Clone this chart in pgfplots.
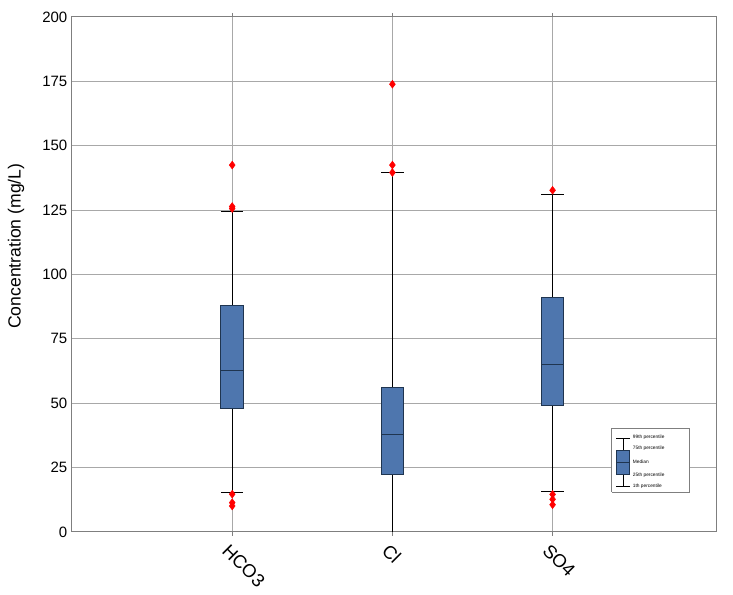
\documentclass[border=0pt]{standalone}
\usepackage{fontspec}
\setmainfont{Liberation Sans}
\usepackage{pgfplots}
\pgfplotsset{compat=1.18}
\definecolor{boxblue}{HTML}{4E76AE}
\definecolor{boxedge}{HTML}{1F3550}
\definecolor{gridgray}{HTML}{A8A8A8}
\definecolor{framegray}{HTML}{7F7F7F}

\begin{document}
\begin{tikzpicture}
\path[use as bounding box] (-54pt,-47.25pt) rectangle (495.75pt,399pt);
\begin{axis}[
  scale only axis, width=483pt, height=386.25pt,
  xmin=0, xmax=4.02, ymin=0, ymax=200,
  xtick={1,2,3}, xticklabels={HCO3,Cl,SO4},
  ytick={0,25,...,200},
  grid=major,
  major grid style={gridgray, line width=0.75pt},
  axis line style={framegray, line width=0.75pt},
  tick style={framegray, line width=0.75pt},
  major tick length=3pt,
  xtick align=outside,
  ytick style={draw=none},
  unbounded coords=jump,
  /pgf/number format/assume math mode=true,
  yticklabel style={font=\fontsize{11.25}{13}\selectfont},
  xticklabel style={font=\fontsize{13.8}{15}\selectfont, xshift=-1.5pt, yshift=-5pt, rotate=-45, anchor=north west, inner sep=0pt},
  ylabel={Concentration (mg/L)},
  ylabel style={font=\fontsize{13.2}{15}\selectfont, at={(axis description cs:-0.087,0.555)}, anchor=center},
  whisk/.style={black, line width=0.75pt, mark=none},
  box/.style={draw=boxedge, fill=boxblue, line width=0.75pt, mark=none},
  med/.style={boxedge, line width=0.75pt, mark=none},
  outl/.style={only marks, mark=diamond*, mark size=2.9pt, mark options={draw=red, fill=red}},
]

% HCO3: whiskers 15.2 / 124.5, quartiles 47.8 / 87.8, median 62.9
\addplot[whisk] coordinates {(1,15.2) (1,47.8) (nan,nan) (1,87.8) (1,124.5) (nan,nan)
  (0.93,15.2) (1.07,15.2) (nan,nan) (0.93,124.5) (1.07,124.5)};
\addplot[box] coordinates {(0.93,47.8) (1.07,47.8) (1.07,87.8) (0.93,87.8) (0.93,47.8)};
\addplot[med] coordinates {(0.93,62.9) (1.07,62.9)};
\addplot[outl] coordinates {(1,142.5) (1,126.4) (1,125.6) (1,14.7) (1,11.4) (1,10.1)};

% Cl: whiskers 0 / 139.7, quartiles 22.5 / 56.3, median 37.7
\addplot[whisk] coordinates {(2,0) (2,22.5) (nan,nan) (2,56.3) (2,139.7) (nan,nan)
  (1.93,139.7) (2.07,139.7)};
\addplot[box] coordinates {(1.93,22.5) (2.07,22.5) (2.07,56.3) (1.93,56.3) (1.93,22.5)};
\addplot[med] coordinates {(1.93,37.7) (2.07,37.7)};
\addplot[outl] coordinates {(2,173.9) (2,142.5) (2,139.6)};

% SO4: whiskers 15.9 / 131.1, quartiles 49.3 / 90.9, median 65.2
\addplot[whisk] coordinates {(3,15.9) (3,49.3) (nan,nan) (3,90.9) (3,131.1) (nan,nan)
  (2.93,15.9) (3.07,15.9) (nan,nan) (2.93,131.1) (3.07,131.1)};
\addplot[box] coordinates {(2.93,49.3) (3.07,49.3) (3.07,90.9) (2.93,90.9) (2.93,49.3)};
\addplot[med] coordinates {(2.93,65.2) (3.07,65.2)};
\addplot[outl] coordinates {(3,132.7) (3,14.6) (3,12.7) (3,10.6)};

% key
\addplot[draw=framegray, fill=white, line width=0.6pt, mark=none]
  coordinates {(3.37,15.5) (3.856,15.5) (3.856,40.4) (3.37,40.4) (3.37,15.5)};
\addplot[whisk, line width=0.5pt] coordinates {(3.44,17.9) (3.44,22.5) (nan,nan) (3.44,31.8) (3.44,36.5) (nan,nan)
  (3.398,17.9) (3.482,17.9) (nan,nan) (3.398,36.5) (3.482,36.5)};
\addplot[box, line width=0.5pt] coordinates {(3.398,22.5) (3.482,22.5) (3.482,31.8) (3.398,31.8) (3.398,22.5)};
\addplot[med, line width=0.5pt] coordinates {(3.398,26.9) (3.482,26.9)};
\begin{scope}[every node/.style={anchor=west, inner sep=0pt, font=\fontsize{3.6}{4}\selectfont}]
\node at (axis cs:3.5,36.8) {99th percentile};
\node at (axis cs:3.5,32.6) {75th percentile};
\node at (axis cs:3.5,27.1) {Median};
\node at (axis cs:3.5,22.2) {25th percentile};
\node at (axis cs:3.5,17.6) {1th percentile};
\end{scope}
\end{axis}
\end{tikzpicture}
\end{document}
================
- **Exercise**: Return the material exactly as given, apart from the pictures.

- **Worked answer**:
Clone this chart in pgfplots.
\documentclass[border=0pt]{standalone}
\usepackage{fontspec}
\setmainfont{Liberation Sans}
\usepackage{pgfplots}
\pgfplotsset{compat=1.18}
\definecolor{boxblue}{HTML}{4E76AE}
\definecolor{boxedge}{HTML}{1F3550}
\definecolor{gridgray}{HTML}{A8A8A8}
\definecolor{framegray}{HTML}{7F7F7F}

\begin{document}
\begin{tikzpicture}
\path[use as bounding box] (-54pt,-47.25pt) rectangle (495.75pt,399pt);
\begin{axis}[
  scale only axis, width=483pt, height=386.25pt,
  xmin=0, xmax=4.02, ymin=0, ymax=200,
  xtick={1,2,3}, xticklabels={HCO3,Cl,SO4},
  ytick={0,25,...,200},
  grid=major,
  major grid style={gridgray, line width=0.75pt},
  axis line style={framegray, line width=0.75pt},
  tick style={framegray, line width=0.75pt},
  major tick length=3pt,
  xtick align=outside,
  ytick style={draw=none},
  unbounded coords=jump,
  /pgf/number format/assume math mode=true,
  yticklabel style={font=\fontsize{11.25}{13}\selectfont},
  xticklabel style={font=\fontsize{13.8}{15}\selectfont, xshift=-1.5pt, yshift=-5pt, rotate=-45, anchor=north west, inner sep=0pt},
  ylabel={Concentration (mg/L)},
  ylabel style={font=\fontsize{13.2}{15}\selectfont, at={(axis description cs:-0.087,0.555)}, anchor=center},
  whisk/.style={black, line width=0.75pt, mark=none},
  box/.style={draw=boxedge, fill=boxblue, line width=0.75pt, mark=none},
  med/.style={boxedge, line width=0.75pt, mark=none},
  outl/.style={only marks, mark=diamond*, mark size=2.9pt, mark options={draw=red, fill=red}},
]

% HCO3: whiskers 15.2 / 124.5, quartiles 47.8 / 87.8, median 62.9
\addplot[whisk] coordinates {(1,15.2) (1,47.8) (nan,nan) (1,87.8) (1,124.5) (nan,nan)
  (0.93,15.2) (1.07,15.2) (nan,nan) (0.93,124.5) (1.07,124.5)};
\addplot[box] coordinates {(0.93,47.8) (1.07,47.8) (1.07,87.8) (0.93,87.8) (0.93,47.8)};
\addplot[med] coordinates {(0.93,62.9) (1.07,62.9)};
\addplot[outl] coordinates {(1,142.5) (1,126.4) (1,125.6) (1,14.7) (1,11.4) (1,10.1)};

% Cl: whiskers 0 / 139.7, quartiles 22.5 / 56.3, median 37.7
\addplot[whisk] coordinates {(2,0) (2,22.5) (nan,nan) (2,56.3) (2,139.7) (nan,nan)
  (1.93,139.7) (2.07,139.7)};
\addplot[box] coordinates {(1.93,22.5) (2.07,22.5) (2.07,56.3) (1.93,56.3) (1.93,22.5)};
\addplot[med] coordinates {(1.93,37.7) (2.07,37.7)};
\addplot[outl] coordinates {(2,173.9) (2,142.5) (2,139.6)};

% SO4: whiskers 15.9 / 131.1, quartiles 49.3 / 90.9, median 65.2
\addplot[whisk] coordinates {(3,15.9) (3,49.3) (nan,nan) (3,90.9) (3,131.1) (nan,nan)
  (2.93,15.9) (3.07,15.9) (nan,nan) (2.93,131.1) (3.07,131.1)};
\addplot[box] coordinates {(2.93,49.3) (3.07,49.3) (3.07,90.9) (2.93,90.9) (2.93,49.3)};
\addplot[med] coordinates {(2.93,65.2) (3.07,65.2)};
\addplot[outl] coordinates {(3,132.7) (3,14.6) (3,12.7) (3,10.6)};

% key
\addplot[draw=framegray, fill=white, line width=0.6pt, mark=none]
  coordinates {(3.37,15.5) (3.856,15.5) (3.856,40.4) (3.37,40.4) (3.37,15.5)};
\addplot[whisk, line width=0.5pt] coordinates {(3.44,17.9) (3.44,22.5) (nan,nan) (3.44,31.8) (3.44,36.5) (nan,nan)
  (3.398,17.9) (3.482,17.9) (nan,nan) (3.398,36.5) (3.482,36.5)};
\addplot[box, line width=0.5pt] coordinates {(3.398,22.5) (3.482,22.5) (3.482,31.8) (3.398,31.8) (3.398,22.5)};
\addplot[med, line width=0.5pt] coordinates {(3.398,26.9) (3.482,26.9)};
\begin{scope}[every node/.style={anchor=west, inner sep=0pt, font=\fontsize{3.6}{4}\selectfont}]
\node at (axis cs:3.5,36.8) {99th percentile};
\node at (axis cs:3.5,32.6) {75th percentile};
\node at (axis cs:3.5,27.1) {Median};
\node at (axis cs:3.5,22.2) {25th percentile};
\node at (axis cs:3.5,17.6) {1th percentile};
\end{scope}
\end{axis}
\end{tikzpicture}
\end{document}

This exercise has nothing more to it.